I kept watching Jeff skillfully turn a flopping lake catch into two fine filets of dinner, and decided I really  needed to know how to do this, too.  I think he thought I was kidding when I asked him to teach me–my white ruffled skirt was trimmed in delicate lace, and I had a pretty fresh manicure, but I was ready to take over the knife.

I’ll spare the bloody details, but after a few rounds of coaching, I did a pretty decent job of prepping a good size catfish for the fryer.  It sounds terrible, but after I did a few, I wanted to filet every fish that was unfortunate enough to be hooked that day.  We dredged filets in this yummy cornmeal called “Fish Fry” and golden-fried fish all day.

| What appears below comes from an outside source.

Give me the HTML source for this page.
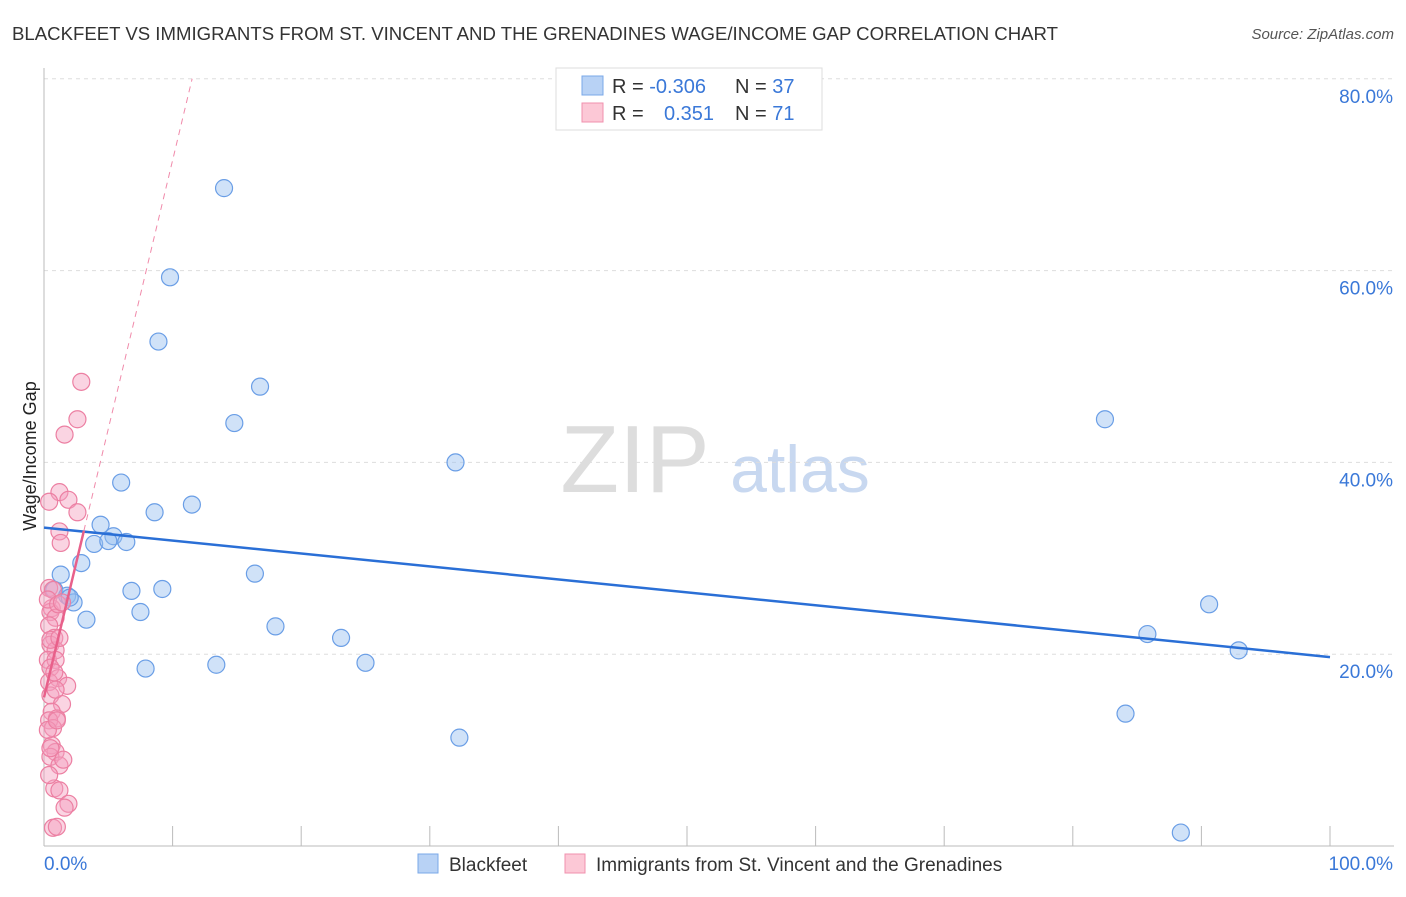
<!DOCTYPE html>
<html><head><meta charset="utf-8"><style>
body{margin:0;background:#fff;font-family:"Liberation Sans",sans-serif;}
svg text{font-family:"Liberation Sans",sans-serif;}
</style></head><body>
<svg id="c" width="1406" height="892" xmlns="http://www.w3.org/2000/svg">
<text x="12" y="40" font-size="18" fill="#333" textLength="1046" lengthAdjust="spacingAndGlyphs">BLACKFEET VS IMMIGRANTS FROM ST. VINCENT AND THE GRENADINES WAGE/INCOME GAP CORRELATION CHART</text>
<text x="1394" y="39" font-size="15" fill="#555" font-style="italic" text-anchor="end">Source: ZipAtlas.com</text>
<text x="36" y="456" font-size="18" fill="#222" text-anchor="middle" transform="rotate(-90 36 456)">Wage/Income Gap</text>
<text x="635" y="492" font-size="96" fill="#ddd" font-family="Liberation Serif" text-anchor="middle">ZIP</text>
<text x="800" y="492" font-size="66" fill="#c8d8f0" text-anchor="middle">atlas</text>
<g id="grid"></g><g id="axes"></g><g id="marks"></g>
<g>
<rect x="556" y="68" width="266" height="62" fill="#fff" stroke="#ddd"/>
<rect x="582" y="76" width="21" height="19" fill="#b8d2f5" stroke="#7aa8e8"/>
<text x="612" y="93" font-size="20" fill="#333">R = <tspan fill="#3a78d8">-0.306</tspan></text>
<text x="735" y="93" font-size="20" fill="#333">N = <tspan fill="#3a78d8">37</tspan></text>
<rect x="582" y="103" width="21" height="19" fill="#fcc8d6" stroke="#f090ae"/>
<text x="612" y="120" font-size="20" fill="#333">R = </text>
<text x="664" y="120" font-size="20" fill="#3a78d8">0.351</text>
<text x="735" y="120" font-size="20" fill="#333">N = <tspan fill="#3a78d8"> 71</tspan></text>
</g>
<g>
<rect x="418" y="854" width="20" height="19" fill="#b8d2f5" stroke="#7aa8e8"/>
<text x="449" y="871" font-size="19" fill="#333">Blackfeet</text>
<rect x="565" y="854" width="20" height="19" fill="#fcc8d6" stroke="#f090ae"/>
<text x="596" y="871" font-size="19" fill="#333">Immigrants from St. Vincent and the Grenadines</text>
</g>
</svg>
<script>
const yTicks=[20,40,60,80];
const yTickLabels=["20.0%","40.0%","60.0%","80.0%"];
const xTickLabels=["0.0%","100.0%"];
const blueX=[14.0,9.8,8.9,16.8,14.8,32.0,82.5,6.0,11.5,8.6,4.4,5.4,3.9,5.0,6.4,2.9,1.3,0.8,1.8,2.3,3.3,6.8,9.2,7.5,16.4,18.0,23.1,25.0,13.4,7.9,32.3,85.8,90.6,92.9,84.1,88.4,2.0];
const blueY=[68.6,59.3,52.6,47.9,44.1,40.0,44.5,37.9,35.6,34.8,33.5,32.3,31.5,31.8,31.7,29.5,28.3,26.7,26.1,25.4,23.6,26.6,26.8,24.4,28.4,22.9,21.7,19.1,18.9,18.5,11.3,22.1,25.2,20.4,13.8,1.4,25.9];
const pinkX=[2.9,2.6,1.6,1.2,1.9,0.4,2.6,1.2,1.3,0.6,0.5,0.9,0.4,0.8,0.5,0.9,0.3,0.9,0.5,1.1,0.4,1.8,0.5,1.4,0.6,1.0,0.4,0.7,0.6,0.9,0.5,1.2,1.5,0.8,1.2,1.9,1.6,0.7,1.0,0.4,0.7,0.3,1.1,0.5,0.9,0.3,0.5,0.4,1.2,1.0,1.4,0.8];
const pinkY=[48.4,44.5,42.9,36.9,36.1,35.9,34.8,32.8,31.6,24.8,24.4,23.8,23.0,21.7,21.0,20.4,19.4,19.4,18.6,17.5,17.1,16.7,15.7,14.8,14.0,13.3,13.1,12.3,10.5,9.8,9.3,8.4,9.0,6.0,5.8,4.4,4.0,1.9,2.0,26.9,26.7,25.7,25.2,21.5,16.3,12.1,10.2,7.4,21.7,13.1,25.4,18.1];
const blueTrend=[33.2,19.7];
const pinkTrend=[15.5,5.6];
const X0=44,X1=1330,Y0=846,PY=9.59;
const sx=v=>X0+(X1-X0)*v/100, sy=v=>Y0-v*PY;
const NS="http://www.w3.org/2000/svg";
function mk(p,t,a){const e=document.createElementNS(NS,t);for(const k in a)e.setAttribute(k,a[k]);p.appendChild(e);return e;}
const grid=document.getElementById('grid'),axes=document.getElementById('axes'),marks=document.getElementById('marks');
yTicks.forEach((t,i)=>{
 const l=mk(grid,'line',{x1:X0,x2:1394,y1:sy(t),y2:sy(t),stroke:'#ddd','stroke-dasharray':'4 4'});
 
 
 const tx=mk(axes,'text',{x:1393,y:sy(t)+24,'font-size':19,fill:'#3a78d8','text-anchor':'end'});
 tx.textContent=yTickLabels[i];
 
 
});
const la=mk(axes,'line',{x1:X0,x2:X0,y1:68,y2:Y0,stroke:'#bbb'});


const lb=mk(axes,'line',{x1:X0,x2:1394,y1:Y0,y2:Y0,stroke:'#bbb'});


for(let i=1;i<=10;i++){const t=mk(axes,'line',{x1:sx(i*10),x2:sx(i*10),y1:826,y2:Y0,stroke:'#bbb'});
 
 }
[[44,'start'],[1393,'end']].forEach((p,i)=>{const t=mk(axes,'text',{x:p[0],y:870,'font-size':19,fill:'#3a78d8','text-anchor':p[1]});t.textContent=xTickLabels[i];
 
 });
blueX.forEach((v,i)=>{const c=mk(marks,'circle',{cx:sx(v),cy:sy(blueY[i]),r:8.5,fill:'rgba(150,190,240,0.45)',stroke:'#6a9ee6','stroke-width':1.2});
 
 });
pinkX.forEach((v,i)=>{const c=mk(marks,'circle',{cx:sx(v),cy:sy(pinkY[i]),r:8.5,fill:'rgba(245,160,190,0.45)',stroke:'#ec7fa2','stroke-width':1.2});
 
 });
const bt=mk(marks,'line',{x1:sx(0),y1:sy(blueTrend[0]),x2:sx(100),y2:sy(blueTrend[1]),stroke:'#2a6fd6','stroke-width':2.5});


const xe=(80-pinkTrend[0])/pinkTrend[1];
const pd=mk(marks,'line',{x1:sx(3.1),y1:sy(pinkTrend[0]+pinkTrend[1]*3.1),x2:sx(xe),y2:sy(80),stroke:'#f08aaa','stroke-width':1,'stroke-dasharray':'6 5'});


const pt=mk(marks,'line',{x1:sx(0),y1:sy(pinkTrend[0]),x2:sx(3.1),y2:sy(pinkTrend[0]+pinkTrend[1]*3.1),stroke:'#e8608a','stroke-width':2.5});


</script>
</body></html>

I know I didn’t master something crazy hard, but I was oddly proud of myself, and felt like I added a “skill” to my arsenal that I just may need some day.  You know, just in case I ever get stuck in the wilderness with a stream and a knife.

I still have a pretty weak stomach and am certainly not signing up to help with butchering day ever again, but the next time we’re all gathered and fishing at my sister’s, maybe I’ll give the knife lessons. 🙂




Hodel’s Eggs and Chicken Candy Dishes


I was thrifting with my mother in law the other day and had an awesome discovery. I found a chicken candy dish, just like the ones that once that littered the coffee tables and dressers of both sides of my family. I’m not sure why my dad’s side ever embraced chickens because his dad was a bee keeper and decorated with all things honey and bees; it’s my mom’s side that has a fair explanation. My aunt, uncle, and cousins lived across the field from my parents and ran “Hodel’s Egg Farm” with some 10,000 chickens; my Aunt Janet was/is pretty hard core about her chicken accessories. I’ve been told that my memory isn’t as perfect as I think it is, but I’m pretty sure she even had chicken wall paper in her kitchen.

“Hodel’s Eggs” was a huge part of my childhood. My brothers and I used to ride our mustard yellow three wheeler through the pasture/field to my cousins to gather eggs a few days a week. It was my first job, as there’s no age minimum for collecting eggs at the bottom of the wire coops, pushing a cart full of egg trays, and sledging through a couple inches of chicken poop when the pits ran over. (The slope at the end of row three was always the worst.) At any rate, it was a smelly job and regardless of how I scrubbed when I got home, it was almost impossible to get that stench out of my skin and hair. (And I thought I didn’t have boyfriends because of my homemade clothes…)

The smelly chicken house has since been renovated into “The Coop,” a snazzy gathering place for our families that smells quite fresh and clean in spite of its former inhabitants. I’m thankful that gathering eggs is now a distant memory and smell, but appreciate that for a mere six dollars I have a chicken candy dish for my coffee table as another reminder of the farm(s) that shaped me. (Insert Miranda Lambert song here).